"""

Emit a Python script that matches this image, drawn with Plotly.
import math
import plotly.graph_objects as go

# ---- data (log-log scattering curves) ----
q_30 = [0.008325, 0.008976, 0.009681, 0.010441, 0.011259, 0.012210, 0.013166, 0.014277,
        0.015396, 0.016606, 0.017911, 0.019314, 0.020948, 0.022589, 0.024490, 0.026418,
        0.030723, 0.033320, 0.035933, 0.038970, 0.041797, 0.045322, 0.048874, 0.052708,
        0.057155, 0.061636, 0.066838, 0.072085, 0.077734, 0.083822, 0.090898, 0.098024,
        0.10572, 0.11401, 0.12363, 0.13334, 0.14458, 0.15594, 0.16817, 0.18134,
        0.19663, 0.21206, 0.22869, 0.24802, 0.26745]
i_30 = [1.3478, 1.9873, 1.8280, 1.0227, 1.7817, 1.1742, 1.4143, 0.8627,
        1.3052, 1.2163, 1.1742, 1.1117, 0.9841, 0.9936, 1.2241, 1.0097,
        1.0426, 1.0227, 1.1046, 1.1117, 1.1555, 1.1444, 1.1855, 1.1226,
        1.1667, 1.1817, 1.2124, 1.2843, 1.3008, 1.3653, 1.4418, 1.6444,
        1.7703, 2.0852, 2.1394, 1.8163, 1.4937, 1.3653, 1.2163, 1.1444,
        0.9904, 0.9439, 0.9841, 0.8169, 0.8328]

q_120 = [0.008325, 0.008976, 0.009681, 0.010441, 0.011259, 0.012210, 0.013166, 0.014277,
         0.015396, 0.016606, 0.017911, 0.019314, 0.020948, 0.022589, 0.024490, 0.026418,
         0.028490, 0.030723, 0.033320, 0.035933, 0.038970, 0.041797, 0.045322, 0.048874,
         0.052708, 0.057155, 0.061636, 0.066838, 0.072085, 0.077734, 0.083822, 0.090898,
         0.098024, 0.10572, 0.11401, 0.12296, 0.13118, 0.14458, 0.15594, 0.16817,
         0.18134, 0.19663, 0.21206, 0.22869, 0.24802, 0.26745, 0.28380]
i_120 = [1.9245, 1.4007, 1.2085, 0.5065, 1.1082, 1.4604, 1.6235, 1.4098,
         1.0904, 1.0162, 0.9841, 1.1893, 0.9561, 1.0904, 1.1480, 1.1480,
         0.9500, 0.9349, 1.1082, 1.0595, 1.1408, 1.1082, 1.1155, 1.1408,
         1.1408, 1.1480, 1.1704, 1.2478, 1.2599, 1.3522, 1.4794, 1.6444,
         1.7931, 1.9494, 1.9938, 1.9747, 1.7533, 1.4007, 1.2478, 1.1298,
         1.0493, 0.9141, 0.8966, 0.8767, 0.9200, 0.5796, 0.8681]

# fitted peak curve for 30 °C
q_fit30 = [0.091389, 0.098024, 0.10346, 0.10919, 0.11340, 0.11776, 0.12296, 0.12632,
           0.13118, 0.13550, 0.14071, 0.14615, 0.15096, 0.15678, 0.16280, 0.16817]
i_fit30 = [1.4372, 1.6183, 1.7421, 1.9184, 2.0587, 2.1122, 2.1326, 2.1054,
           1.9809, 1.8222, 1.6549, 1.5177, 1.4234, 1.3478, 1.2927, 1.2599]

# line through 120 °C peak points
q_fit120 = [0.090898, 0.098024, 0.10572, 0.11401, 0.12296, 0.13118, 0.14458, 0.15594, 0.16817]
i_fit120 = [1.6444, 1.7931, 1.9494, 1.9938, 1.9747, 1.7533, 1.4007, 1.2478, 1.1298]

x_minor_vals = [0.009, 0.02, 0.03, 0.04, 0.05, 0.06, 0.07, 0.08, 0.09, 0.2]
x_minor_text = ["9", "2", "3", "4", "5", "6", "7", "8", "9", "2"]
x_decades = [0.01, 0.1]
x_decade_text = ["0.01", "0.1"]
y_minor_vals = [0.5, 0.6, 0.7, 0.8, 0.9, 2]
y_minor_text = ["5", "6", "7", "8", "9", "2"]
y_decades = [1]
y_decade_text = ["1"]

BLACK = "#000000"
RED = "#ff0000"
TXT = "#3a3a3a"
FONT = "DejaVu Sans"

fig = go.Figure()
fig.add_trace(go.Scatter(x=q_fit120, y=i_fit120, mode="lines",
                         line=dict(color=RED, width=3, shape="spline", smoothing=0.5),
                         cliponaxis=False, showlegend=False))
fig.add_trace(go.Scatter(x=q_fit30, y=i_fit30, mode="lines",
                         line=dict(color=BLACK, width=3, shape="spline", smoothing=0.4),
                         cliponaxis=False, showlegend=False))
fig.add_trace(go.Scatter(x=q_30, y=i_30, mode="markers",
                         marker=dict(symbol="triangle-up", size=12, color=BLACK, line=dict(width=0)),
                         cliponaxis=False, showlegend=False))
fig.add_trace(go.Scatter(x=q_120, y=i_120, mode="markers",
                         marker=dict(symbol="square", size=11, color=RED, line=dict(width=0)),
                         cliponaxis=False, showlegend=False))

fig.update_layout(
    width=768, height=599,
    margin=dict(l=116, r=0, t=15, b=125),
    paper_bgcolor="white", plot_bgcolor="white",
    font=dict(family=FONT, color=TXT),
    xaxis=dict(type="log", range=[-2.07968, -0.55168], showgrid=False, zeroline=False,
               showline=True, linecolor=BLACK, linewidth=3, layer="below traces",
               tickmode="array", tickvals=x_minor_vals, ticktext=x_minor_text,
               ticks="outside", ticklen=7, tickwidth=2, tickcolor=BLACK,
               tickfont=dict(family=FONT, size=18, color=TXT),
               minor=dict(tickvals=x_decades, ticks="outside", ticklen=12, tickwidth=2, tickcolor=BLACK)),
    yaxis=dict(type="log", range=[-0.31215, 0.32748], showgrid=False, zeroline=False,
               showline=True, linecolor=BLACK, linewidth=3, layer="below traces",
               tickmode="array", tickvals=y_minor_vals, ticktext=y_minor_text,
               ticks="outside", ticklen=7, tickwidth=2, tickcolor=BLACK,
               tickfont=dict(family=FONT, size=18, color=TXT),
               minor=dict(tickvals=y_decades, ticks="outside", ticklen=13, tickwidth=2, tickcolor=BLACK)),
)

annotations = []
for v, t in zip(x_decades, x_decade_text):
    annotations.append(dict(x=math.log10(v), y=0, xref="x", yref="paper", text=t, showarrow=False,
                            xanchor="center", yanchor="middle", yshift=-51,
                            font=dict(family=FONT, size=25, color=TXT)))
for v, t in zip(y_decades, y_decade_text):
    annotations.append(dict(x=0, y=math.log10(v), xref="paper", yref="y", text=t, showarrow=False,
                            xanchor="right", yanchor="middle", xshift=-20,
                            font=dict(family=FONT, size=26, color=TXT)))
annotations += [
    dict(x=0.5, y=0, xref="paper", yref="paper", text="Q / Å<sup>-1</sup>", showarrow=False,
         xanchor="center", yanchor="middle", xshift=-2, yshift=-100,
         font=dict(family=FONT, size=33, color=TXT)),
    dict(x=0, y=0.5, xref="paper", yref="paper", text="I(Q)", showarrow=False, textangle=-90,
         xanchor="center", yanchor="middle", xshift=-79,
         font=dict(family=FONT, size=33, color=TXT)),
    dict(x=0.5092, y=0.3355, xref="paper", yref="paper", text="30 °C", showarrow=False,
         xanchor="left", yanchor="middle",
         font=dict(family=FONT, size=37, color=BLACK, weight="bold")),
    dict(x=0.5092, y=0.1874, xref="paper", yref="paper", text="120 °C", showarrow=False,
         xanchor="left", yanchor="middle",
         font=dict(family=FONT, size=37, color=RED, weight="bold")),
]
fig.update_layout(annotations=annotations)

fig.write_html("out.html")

"""

## What the task asks
Repeat the data above, word for word.

## Exercise answer
Emit a Python script that matches this image, drawn with Plotly.
import math
import plotly.graph_objects as go

# ---- data (log-log scattering curves) ----
q_30 = [0.008325, 0.008976, 0.009681, 0.010441, 0.011259, 0.012210, 0.013166, 0.014277,
        0.015396, 0.016606, 0.017911, 0.019314, 0.020948, 0.022589, 0.024490, 0.026418,
        0.030723, 0.033320, 0.035933, 0.038970, 0.041797, 0.045322, 0.048874, 0.052708,
        0.057155, 0.061636, 0.066838, 0.072085, 0.077734, 0.083822, 0.090898, 0.098024,
        0.10572, 0.11401, 0.12363, 0.13334, 0.14458, 0.15594, 0.16817, 0.18134,
        0.19663, 0.21206, 0.22869, 0.24802, 0.26745]
i_30 = [1.3478, 1.9873, 1.8280, 1.0227, 1.7817, 1.1742, 1.4143, 0.8627,
        1.3052, 1.2163, 1.1742, 1.1117, 0.9841, 0.9936, 1.2241, 1.0097,
        1.0426, 1.0227, 1.1046, 1.1117, 1.1555, 1.1444, 1.1855, 1.1226,
        1.1667, 1.1817, 1.2124, 1.2843, 1.3008, 1.3653, 1.4418, 1.6444,
        1.7703, 2.0852, 2.1394, 1.8163, 1.4937, 1.3653, 1.2163, 1.1444,
        0.9904, 0.9439, 0.9841, 0.8169, 0.8328]

q_120 = [0.008325, 0.008976, 0.009681, 0.010441, 0.011259, 0.012210, 0.013166, 0.014277,
         0.015396, 0.016606, 0.017911, 0.019314, 0.020948, 0.022589, 0.024490, 0.026418,
         0.028490, 0.030723, 0.033320, 0.035933, 0.038970, 0.041797, 0.045322, 0.048874,
         0.052708, 0.057155, 0.061636, 0.066838, 0.072085, 0.077734, 0.083822, 0.090898,
         0.098024, 0.10572, 0.11401, 0.12296, 0.13118, 0.14458, 0.15594, 0.16817,
         0.18134, 0.19663, 0.21206, 0.22869, 0.24802, 0.26745, 0.28380]
i_120 = [1.9245, 1.4007, 1.2085, 0.5065, 1.1082, 1.4604, 1.6235, 1.4098,
         1.0904, 1.0162, 0.9841, 1.1893, 0.9561, 1.0904, 1.1480, 1.1480,
         0.9500, 0.9349, 1.1082, 1.0595, 1.1408, 1.1082, 1.1155, 1.1408,
         1.1408, 1.1480, 1.1704, 1.2478, 1.2599, 1.3522, 1.4794, 1.6444,
         1.7931, 1.9494, 1.9938, 1.9747, 1.7533, 1.4007, 1.2478, 1.1298,
         1.0493, 0.9141, 0.8966, 0.8767, 0.9200, 0.5796, 0.8681]

# fitted peak curve for 30 °C
q_fit30 = [0.091389, 0.098024, 0.10346, 0.10919, 0.11340, 0.11776, 0.12296, 0.12632,
           0.13118, 0.13550, 0.14071, 0.14615, 0.15096, 0.15678, 0.16280, 0.16817]
i_fit30 = [1.4372, 1.6183, 1.7421, 1.9184, 2.0587, 2.1122, 2.1326, 2.1054,
           1.9809, 1.8222, 1.6549, 1.5177, 1.4234, 1.3478, 1.2927, 1.2599]

# line through 120 °C peak points
q_fit120 = [0.090898, 0.098024, 0.10572, 0.11401, 0.12296, 0.13118, 0.14458, 0.15594, 0.16817]
i_fit120 = [1.6444, 1.7931, 1.9494, 1.9938, 1.9747, 1.7533, 1.4007, 1.2478, 1.1298]

x_minor_vals = [0.009, 0.02, 0.03, 0.04, 0.05, 0.06, 0.07, 0.08, 0.09, 0.2]
x_minor_text = ["9", "2", "3", "4", "5", "6", "7", "8", "9", "2"]
x_decades = [0.01, 0.1]
x_decade_text = ["0.01", "0.1"]
y_minor_vals = [0.5, 0.6, 0.7, 0.8, 0.9, 2]
y_minor_text = ["5", "6", "7", "8", "9", "2"]
y_decades = [1]
y_decade_text = ["1"]

BLACK = "#000000"
RED = "#ff0000"
TXT = "#3a3a3a"
FONT = "DejaVu Sans"

fig = go.Figure()
fig.add_trace(go.Scatter(x=q_fit120, y=i_fit120, mode="lines",
                         line=dict(color=RED, width=3, shape="spline", smoothing=0.5),
                         cliponaxis=False, showlegend=False))
fig.add_trace(go.Scatter(x=q_fit30, y=i_fit30, mode="lines",
                         line=dict(color=BLACK, width=3, shape="spline", smoothing=0.4),
                         cliponaxis=False, showlegend=False))
fig.add_trace(go.Scatter(x=q_30, y=i_30, mode="markers",
                         marker=dict(symbol="triangle-up", size=12, color=BLACK, line=dict(width=0)),
                         cliponaxis=False, showlegend=False))
fig.add_trace(go.Scatter(x=q_120, y=i_120, mode="markers",
                         marker=dict(symbol="square", size=11, color=RED, line=dict(width=0)),
                         cliponaxis=False, showlegend=False))

fig.update_layout(
    width=768, height=599,
    margin=dict(l=116, r=0, t=15, b=125),
    paper_bgcolor="white", plot_bgcolor="white",
    font=dict(family=FONT, color=TXT),
    xaxis=dict(type="log", range=[-2.07968, -0.55168], showgrid=False, zeroline=False,
               showline=True, linecolor=BLACK, linewidth=3, layer="below traces",
               tickmode="array", tickvals=x_minor_vals, ticktext=x_minor_text,
               ticks="outside", ticklen=7, tickwidth=2, tickcolor=BLACK,
               tickfont=dict(family=FONT, size=18, color=TXT),
               minor=dict(tickvals=x_decades, ticks="outside", ticklen=12, tickwidth=2, tickcolor=BLACK)),
    yaxis=dict(type="log", range=[-0.31215, 0.32748], showgrid=False, zeroline=False,
               showline=True, linecolor=BLACK, linewidth=3, layer="below traces",
               tickmode="array", tickvals=y_minor_vals, ticktext=y_minor_text,
               ticks="outside", ticklen=7, tickwidth=2, tickcolor=BLACK,
               tickfont=dict(family=FONT, size=18, color=TXT),
               minor=dict(tickvals=y_decades, ticks="outside", ticklen=13, tickwidth=2, tickcolor=BLACK)),
)

annotations = []
for v, t in zip(x_decades, x_decade_text):
    annotations.append(dict(x=math.log10(v), y=0, xref="x", yref="paper", text=t, showarrow=False,
                            xanchor="center", yanchor="middle", yshift=-51,
                            font=dict(family=FONT, size=25, color=TXT)))
for v, t in zip(y_decades, y_decade_text):
    annotations.append(dict(x=0, y=math.log10(v), xref="paper", yref="y", text=t, showarrow=False,
                            xanchor="right", yanchor="middle", xshift=-20,
                            font=dict(family=FONT, size=26, color=TXT)))
annotations += [
    dict(x=0.5, y=0, xref="paper", yref="paper", text="Q / Å<sup>-1</sup>", showarrow=False,
         xanchor="center", yanchor="middle", xshift=-2, yshift=-100,
         font=dict(family=FONT, size=33, color=TXT)),
    dict(x=0, y=0.5, xref="paper", yref="paper", text="I(Q)", showarrow=False, textangle=-90,
         xanchor="center", yanchor="middle", xshift=-79,
         font=dict(family=FONT, size=33, color=TXT)),
    dict(x=0.5092, y=0.3355, xref="paper", yref="paper", text="30 °C", showarrow=False,
         xanchor="left", yanchor="middle",
         font=dict(family=FONT, size=37, color=BLACK, weight="bold")),
    dict(x=0.5092, y=0.1874, xref="paper", yref="paper", text="120 °C", showarrow=False,
         xanchor="left", yanchor="middle",
         font=dict(family=FONT, size=37, color=RED, weight="bold")),
]
fig.update_layout(annotations=annotations)

fig.write_html("out.html")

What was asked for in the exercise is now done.